Grâce à sa mise en scène graphique et inspirée, Olivia Wilde plonge progressivement son héroïne dans une troublante confusion, brouille sa perception, les musiques légères des fifties se confondent bientôt avec des airs plus tourmentés, les couleurs pastelles s’assombrissent, l’environnement réconfortant devient menaçant. Elle sait définitivement filmer et imposer une vision. Au-delà des rumeurs ayant entouré la production du film, elle exploite parfaitement le talent de « miss Flo » (Florence Pugh), une des actrices les plus complètes et inspirante de la nouvelle génération. Elle est encore une fois excellente, aussi bien pour traduire le climat anxiogène qui s’installe à Victory que pour véhiculer le message féministe et anti-patriarcal du film.

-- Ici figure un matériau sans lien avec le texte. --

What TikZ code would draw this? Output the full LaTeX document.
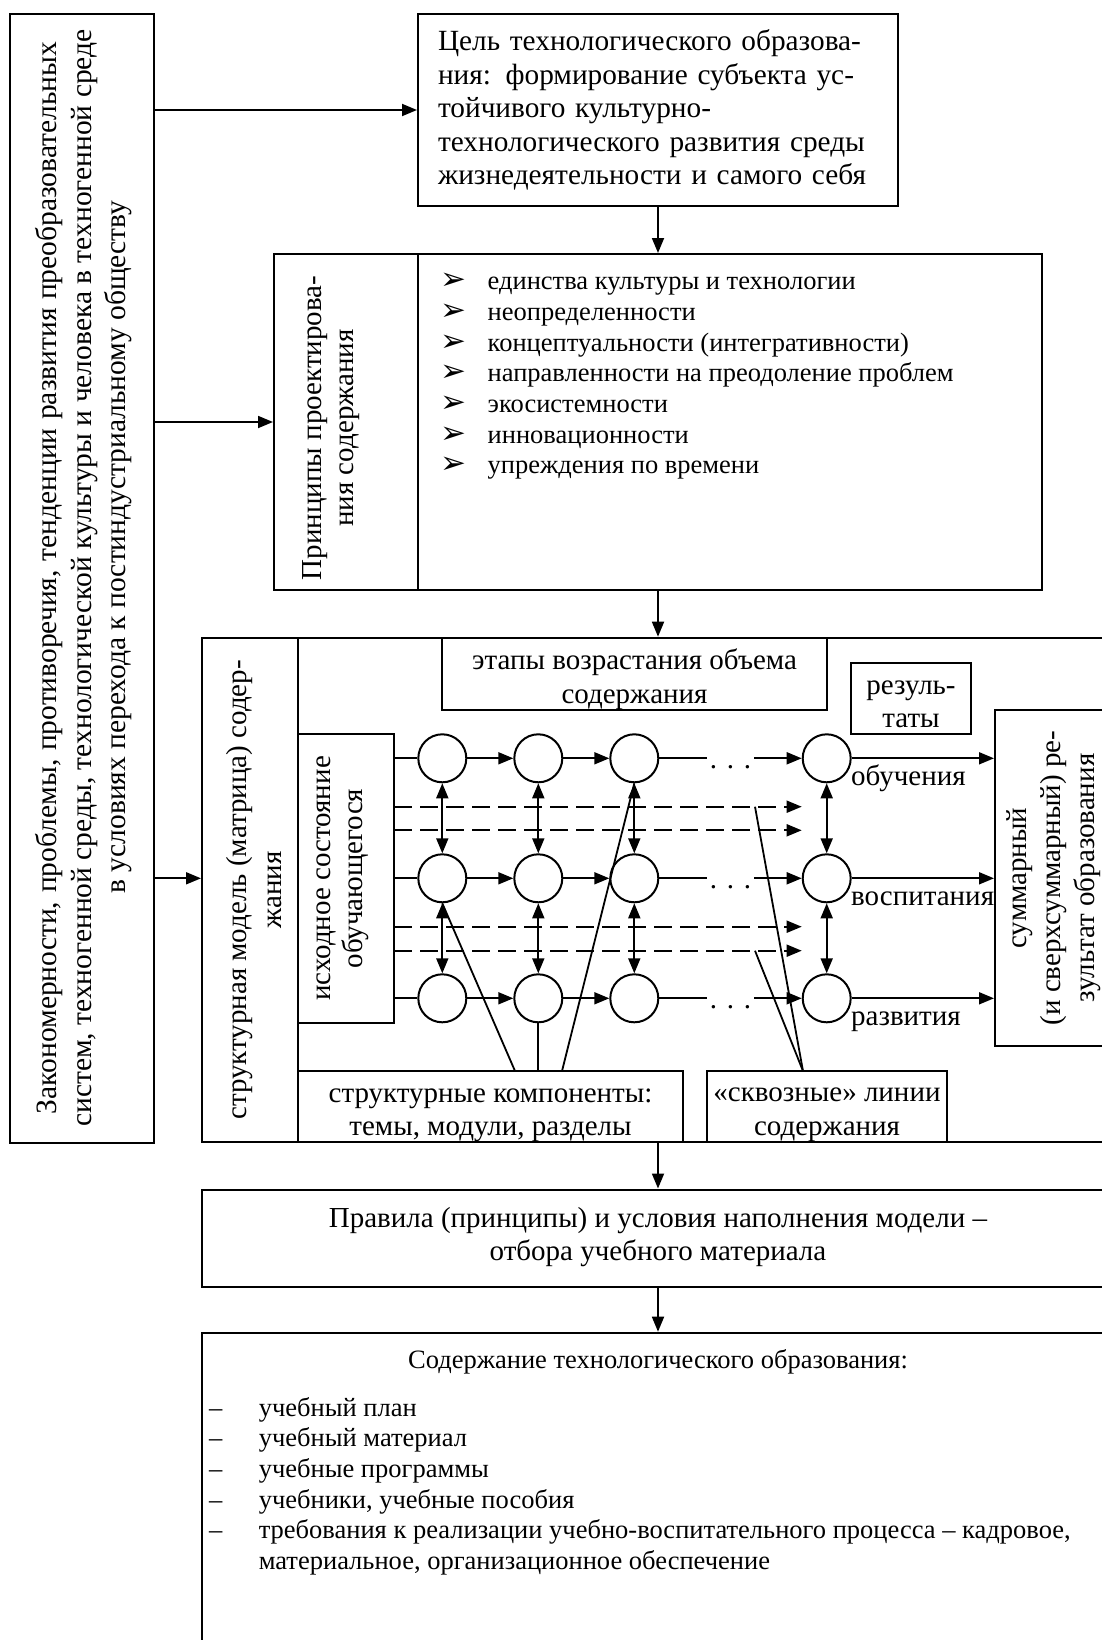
\documentclass[tikz,border=0pt]{standalone}
\usepackage{fontspec}
\setmainfont{Liberation Serif}
\newfontfamily\symfont{DejaVu Sans}
\usetikzlibrary{arrows.meta,calc}

\newcommand\fbig{\fontsize{29.5}{34.5}\selectfont}
\newcommand\fmain{\fontsize{29}{33.5}\selectfont}
\newcommand\fgoal{\fontsize{29.3}{33.6}\selectfont}
\newcommand\flist{\fontsize{26.5}{30.7}\selectfont}
\newcommand\pbul{\makebox[47.5pt][l]{\symfont\fontsize{31}{31}\selectfont ➢}}
\newcommand\cdash{\makebox[49.6pt][l]{–}}

\tikzset{
  box/.style={draw, line width=2pt, inner sep=0pt},
  outerbox/.style={draw, line width=2.6pt, inner sep=0pt},
  tip/.style={-{Triangle[length=15pt,width=12pt]}},
  arr/.style={line width=1.8pt, tip},
  darr/.style={line width=1.8pt, {Triangle[length=15pt,width=12pt]}-{Triangle[length=15pt,width=12pt]}},
  link/.style={line width=1.8pt},
  dline/.style={line width=1.8pt, dash pattern=on 18pt off 8pt, tip},
  stage/.style={circle, draw, line width=2pt, minimum size=48pt, inner sep=0pt, fill=white},
  txt/.style={font=\fmain, align=center, inner sep=0pt},
  vtxt/.style={align=center, inner sep=0pt, rotate=90},
  gapdots/.style={fill=white, inner sep=0pt, minimum width=47pt, text height=26pt, text depth=5pt, font=\fmain},
  lbl/.style={font=\fmain, inner sep=0pt, anchor=base west},
}

\begin{document}
\begin{tikzpicture}[x=1pt,y=-1pt]
\useasboundingbox (0,0) rectangle (1102,1640);
\clip (0,0) rectangle (1102,1640);

% ---------- main blocks ----------
\node[box, minimum width=144, minimum height=1129] (L) at (82,578.5) {};
\node[vtxt, font=\fbig] (Lt) at (84,578)
  {\makebox[1072pt][s]{Закономерности, проблемы, противоречия, тенденции развития преобразовательных}\\
   систем, техногенной среды, технологической культуры и человека в техногенной среде\\
   \hspace*{62pt}в условиях перехода к постиндустриальному обществу};

\node[box, minimum width=480, minimum height=192, font=\fgoal, text width=440, align=left] (G) at (658,110)
  {Цель технологического образова-\\ния: формирование субъекта ус-\\тойчивого культурно-\\технологического развития среды\\жизнедеятельности и самого себя};

\node[box, minimum width=144, minimum height=336] (Pl) at (346,422) {};
\node[box, minimum width=624, minimum height=336] (Pr) at (730,422) {};
\node[vtxt, font=\fontsize{29}{32}\selectfont] (Plt) at (331,428) {Принципы проектирова-\\ния содержания};
\node[font=\flist, align=left, anchor=north west, inner sep=0pt] (Plist) at (440,273)
  {\pbul единства культуры и технологии\\
   \pbul неопределенности\\
   \pbul концептуальности (интегративности)\\
   \pbul направленности на преодоление проблем\\
   \pbul экосистемности\\
   \pbul инновационности\\
   \pbul упреждения по времени};

% ---------- structural model ----------
\node[outerbox, minimum width=912, minimum height=504] (M) at (658,890) {};
\node[box, minimum width=96, minimum height=504] (Mp) at (250,890) {};
\node[vtxt, font=\fontsize{29}{35}\selectfont] (Mpt) at (254,890) {структурная модель (матрица) содер-\\жания};
\node[box, minimum width=385, minimum height=72] (E) at (634.5,674) {};
\node[txt, yshift=-5pt] (Et) at (E.center) {этапы возрастания объема\\содержания};
\node[box, minimum width=120, minimum height=71] (R) at (911,698.5) {};
\node[txt, yshift=-6pt] (Rt) at (R.center) {резуль-\\таты};
\node[box, minimum width=96, minimum height=289] (IS) at (346,878.5) {};
\node[vtxt, font=\fontsize{29}{31.6}\selectfont] (ISt) at (343,878.5) {исходное состояние\\обучающегося};
\node[box, minimum width=130, minimum height=336] (S) at (1060,878) {};
\node[vtxt, font=\fontsize{29}{34}\selectfont] (St) at (1054,878) {суммарный\\(и сверхсуммарный) ре-\\зультат образования};
\node[box, minimum width=385, minimum height=71] (SK) at (490.5,1106.5) {};
\node[txt, yshift=-9pt] (SKt) at (SK.center) {структурные компоненты:\\темы, модули, разделы};
\node[box, minimum width=240, minimum height=71] (SV) at (827,1106.5) {};
\node[txt, yshift=-8pt] (SVt) at (SV.center) {«сквозные» линии\\содержания};

% stages grid: n<row><column>
\foreach \r/\yy in {1/758.3, 2/878.3, 3/998.3}{
  \foreach \c/\xx in {1/442.3, 2/538.3, 3/634.3, 4/826.7}{
    \node[stage] (n\r\c) at (\xx,\yy) {};
  }
}

\node[lbl] (lob) at (851,785) {обучения};
\node[lbl] (lvo) at (851,905) {воспитания};
\node[lbl] (lra) at (851,1025) {развития};

% ---------- lower blocks ----------
\node[outerbox, minimum width=912, minimum height=97] (RU) at (658,1238.3) {};
\node[txt, yshift=1pt] (RUt) at (RU.center) {Правила (принципы) и условия наполнения модели –\\отбора учебного материала};
\node[outerbox, minimum width=912, minimum height=355] (C) at (658,1510.5) {};
\node[font=\flist, inner sep=0pt] (Ch) at (658,1362) {Содержание технологического образования:};
\node[font=\flist, align=left, anchor=north west, inner sep=0pt] (Cl) at (209,1397)
  {\cdash учебный план\\
   \cdash учебный материал\\
   \cdash учебные программы\\
   \cdash учебники, учебные пособия\\
   \cdash требования к реализации учебно-воспитательного процесса – кадровое,\\
   \hspace*{49.6pt}материальное, организационное обеспечение};

% ---------- connectors between blocks ----------
\draw[arr] (L.east |- G.west) -- (G.west);
\draw[arr] (L.east |- Pl.west) -- (Pl.west);
\draw[arr] (L.east |- n21) -- (Mp.west |- n21);
\draw[arr] (G.south) -- (G.south |- Pr.north);
\draw[arr] (G.south |- Pr.south) -- (G.south |- M.north);
\draw[arr] (G.south |- M.south) -- (G.south |- RU.north);
\draw[arr] (G.south |- RU.south) -- (G.south |- C.north);

% ---------- grid connectors ----------
\foreach \r in {1,2,3}{
  \draw[link] (IS.east |- n\r1) -- (n\r1.west);
  \draw[arr] (n\r1) -- (n\r2);
  \draw[arr] (n\r2) -- (n\r3);
  \draw[arr] (n\r3) -- node[gapdots] {. . .} (n\r4);
  \draw[arr] (n\r4) -- (S.west |- n\r4);
}
\foreach \c in {1,2,3,4}{
  \draw[darr] (n1\c) -- (n2\c);
  \draw[darr] (n2\c) -- (n3\c);
}

% through-lines of content (dashed)
\foreach \i/\yy in {1/806.7, 2/830.3, 3/926.7, 4/950.7}{
  \coordinate (da\i) at (394,\yy);
  \coordinate (db\i) at (801.7,\yy);
  \draw[dline] (da\i) -- (db\i);
}

% pointers from the structural components
\coordinate (sk1) at (515,1071);
\coordinate (sk3) at (562,1071);
\draw[link] (sk1) -- (n21.south);
\draw[link] (n32.south |- SK.north) -- (n32.south);
\draw[link] (sk3) -- (n13.south);

% pointers from the through-lines box
\coordinate (svtop) at (803,1071);
\coordinate (sv1) at (755,806.7);
\coordinate (sv2) at (755,950.7);
\draw[link] (svtop) -- (sv1);
\draw[link] (svtop) -- (sv2);

\end{tikzpicture}
\end{document}
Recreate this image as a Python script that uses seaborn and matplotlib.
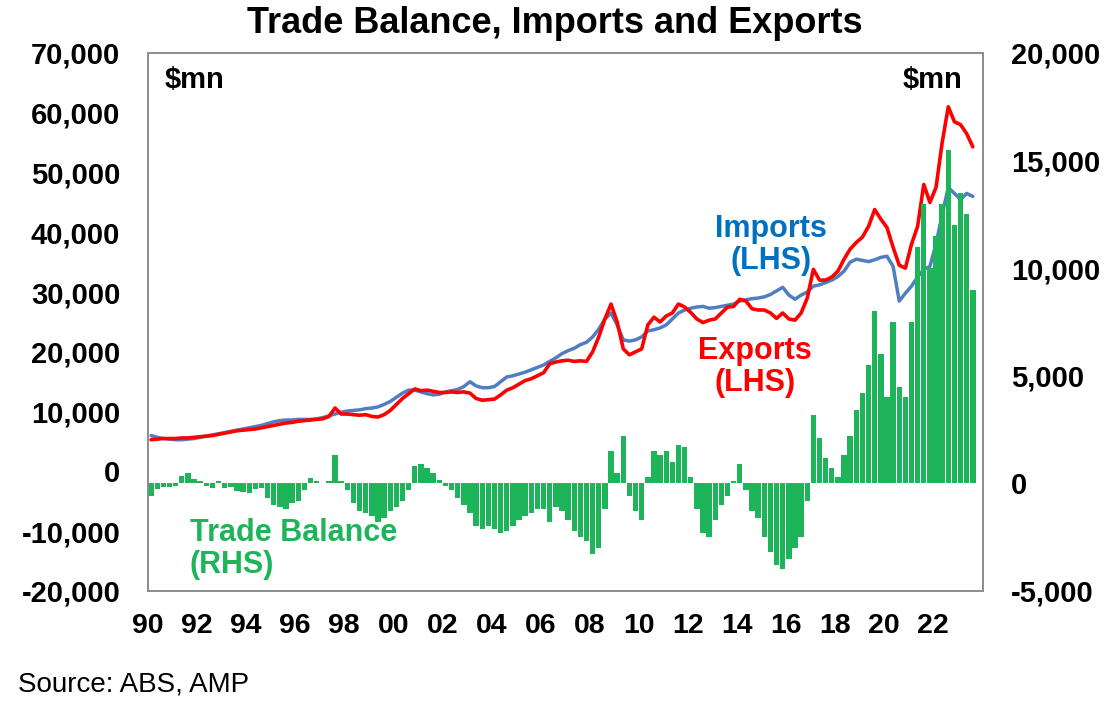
import numpy as np
import pandas as pd
import matplotlib
matplotlib.use("Agg")
import matplotlib.pyplot as plt
import seaborn as sns
from matplotlib.ticker import FuncFormatter

# quarterly readings, 1990 Q1 .. 2023 Q3 ($mn)
exports = [
    5300, 5400, 5500, 5500,  5500, 5600, 5600, 5700,  5800, 5900, 6000, 6200,
    6400, 6600, 6800, 6900,  7000, 7100, 7300, 7500,  7700, 7900, 8100, 8200,
    8400, 8500, 8600, 8700,  8800, 9200, 10600, 9600,  9600, 9500, 9400, 9500,
    9200, 9100, 9500, 10200,  11200, 12200, 13000, 13800,  13500, 13600, 13400, 13200,
    13200, 13300, 13200, 13300,  13100, 12200, 11900, 12000,  12100, 12800, 13600, 14000,
    14600, 15200, 15500, 16000,  16500, 18000, 18300, 18500,  18600, 18400, 18500, 18400,
    20000, 22500, 25500, 28000,  25000, 20500, 19500, 20000,  20500, 24500, 25800, 25000,
    26000, 26500, 28000, 27500,  26600, 25500, 24900, 25300,  25500, 26500, 27500, 27600,
    28800, 28500, 27200, 27000,  27000, 26500, 25600, 26500,  25500, 25300, 26500, 29000,
    33800, 32000, 32000, 32500,  33500, 35500, 37200, 38300,  39200, 41000, 43800, 42200,
    40800, 37500, 34500, 34000,  38000, 41000, 48000, 45000,  47500, 55000, 61000, 58500,
    58000, 56500, 54300,
]
imports = [
    6000, 5700, 5500, 5400,  5300, 5300, 5400, 5500,  5700, 5900, 6100, 6300,
    6500, 6700, 6900, 7100,  7300, 7500, 7700, 8000,  8300, 8500, 8600, 8600,
    8700, 8700, 8700, 8800,  9000, 9300, 9600, 9900,  10100, 10200, 10300, 10500,
    10600, 10800, 11200, 11700,  12400, 13100, 13600, 13600,  13300, 13000, 12800, 12900,
    13300, 13500, 13700, 14200,  15000, 14300, 14000, 14000,  14200, 15000, 15800, 16000,
    16300, 16600, 17000, 17400,  17800, 18400, 19000, 19700,  20200, 20600, 21200, 21600,
    22500, 23800, 25500, 26500,  24500, 22000, 21800, 22000,  22500, 23500, 23700, 24000,
    24500, 25500, 26500, 27000,  27300, 27500, 27600, 27300,  27400, 27600, 27800, 28000,
    28500, 28700, 28900, 29000,  29200, 29600, 30200, 30800,  29500, 28800, 29500, 30000,
    31000, 31200, 31600, 32000,  32600, 33500, 35000, 35500,  35300, 35100, 35400, 35800,
    36000, 34300, 28500, 29800,  31000, 32500, 33800, 34300,  38000, 43000, 47500, 46500,
    45500, 46500, 46000,
]
balance = [
    -600, -250, -150, -150,  -100, 350, 500, 200,  100, -100, -200, 100,
    -200, -150, -350, -400,  -450, -250, -200, -700,  -1000, -1100, -1200, -900,
    -800, -300, 250, 100,  0, 100, 1300, 100,  -300, -900, -1300, -1400,
    -1500, -1800, -1600, -1300,  -1100, -800, -300, 800,  900, 700, 500, 150,
    -100, -300, -700, -1000,  -1400, -2000, -2100, -2000,  -2100, -2300, -2200, -2000,
    -1700, -1500, -1400, -1200,  -1200, -1800, -1100, -1300,  -1700, -2200, -2500, -2700,
    -3300, -3000, -1200, 1500,  500, 2200, -600, -1300,  -1700, 300, 1500, 1300,
    1500, 1000, 1800, 1700,  300, -1200, -2300, -2500,  -1700, -1000, -600, 100,
    900, -300, -1300, -1600,  -2500, -3200, -3800, -4000,  -3500, -3000, -2500, -800,
    3200, 2100, 1200, 700,  300, 1300, 2200, 3400,  4200, 5500, 8000, 6000,
    4000, 7500, 4500, 4000,  7500, 11000, 13000, 10000,  11500, 13000, 15500, 12000,
    13500, 12500, 9000,
]
year_ticks = list(range(1990, 2023, 2))
year_labels = [f"{y % 100:02d}" for y in year_ticks]

RED = "#FF0000"
BLUE_LINE = "#4F7FC1"
BLUE_TXT = "#0070C0"
GREEN = "#1DB45A"

t = 1990 + 0.125 + 0.25 * np.arange(len(exports))
df = pd.DataFrame({"t": t, "exports": exports, "imports": imports, "balance": balance})

sns.set_theme(style="white")
plt.rcParams["font.family"] = ["Liberation Sans", "DejaVu Sans"]
plt.rcParams["font.weight"] = "bold"
plt.rcParams["text.color"] = "black"
plt.rcParams["xtick.color"] = "black"
plt.rcParams["ytick.color"] = "black"

fig = plt.figure(figsize=(11.13, 7.08), dpi=100)
ax = fig.add_axes([0.1330, 0.1653, 0.7502, 0.7599])
ax2 = ax.twinx()

sns.lineplot(data=df, x="t", y="imports", color=BLUE_LINE, linewidth=2.5, ax=ax)
sns.lineplot(data=df, x="t", y="exports", color=RED, linewidth=2.6, ax=ax)
ax2.bar(df["t"], df["balance"], width=0.22, color=GREEN, linewidth=0)

ax.set_xlim(1990, 2024.04)
ax.set_ylim(-20000, 70000)
ax2.set_ylim(-5000, 20000)
ax.set_yticks(range(-20000, 70001, 10000))
ax2.set_yticks(range(-5000, 20001, 5000))
fmt = FuncFormatter(lambda v, p: f"{int(v):,}")
ax.yaxis.set_major_formatter(fmt)
ax2.yaxis.set_major_formatter(fmt)
ax.set_xticks(year_ticks)
ax.set_xticklabels(year_labels)
ax.set_xlabel("")
ax.set_ylabel("")
ax2.set_ylabel("")

for a in (ax, ax2):
    for s in ("left", "right", "bottom", "top"):
        a.spines[s].set_color("#8C8C8C")
        a.spines[s].set_linewidth(1.2)
    a.tick_params(axis="y", length=0, labelsize=21, pad=20)
ax.tick_params(axis="x", direction="out", length=6, width=1.2, color="#8C8C8C",
               labelsize=20.5, pad=10)

ax.text(0.0204, 0.935, "$mn", transform=ax.transAxes, ha="left", va="baseline", fontsize=21)
ax.text(0.975, 0.935, "$mn", transform=ax.transAxes, ha="right", va="baseline", fontsize=21)
ax.text(2015.4, 37900, "Imports\n(LHS)", color=BLUE_TXT, ha="center", va="center",
        fontsize=22, linespacing=1.1)
ax.text(2014.75, 17500, "Exports\n(LHS)", color=RED, ha="center", va="center",
        fontsize=22, linespacing=1.1)
ax.text(1991.71, -12950, "Trade Balance\n(RHS)", color=GREEN, ha="left", va="center",
        fontsize=22, linespacing=1.1)

fig.text(0.4987, 0.9534, "Trade Balance, Imports and Exports", ha="center", va="baseline",
         fontsize=26)
fig.text(0.016, 0.024, "Source: ABS, AMP", ha="left", va="baseline", fontsize=20,
         fontweight="normal")

fig.savefig("out.png", dpi=100)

Si l’histoire elle-même manque d’un peu d’ampleur et que la dramaturgie peut apparaitre parfois un peu artificielle pour faire de Don’t Worry Darling un grand film, il impose indéniablement Olivia Wilde comme une réalisatrice qui compte.

Synopsis : La chronique d’une communauté isolée dans le désert californien en plein coeur des années 1950, au sein de laquelle une femme au foyer voit sa vie être chamboulée.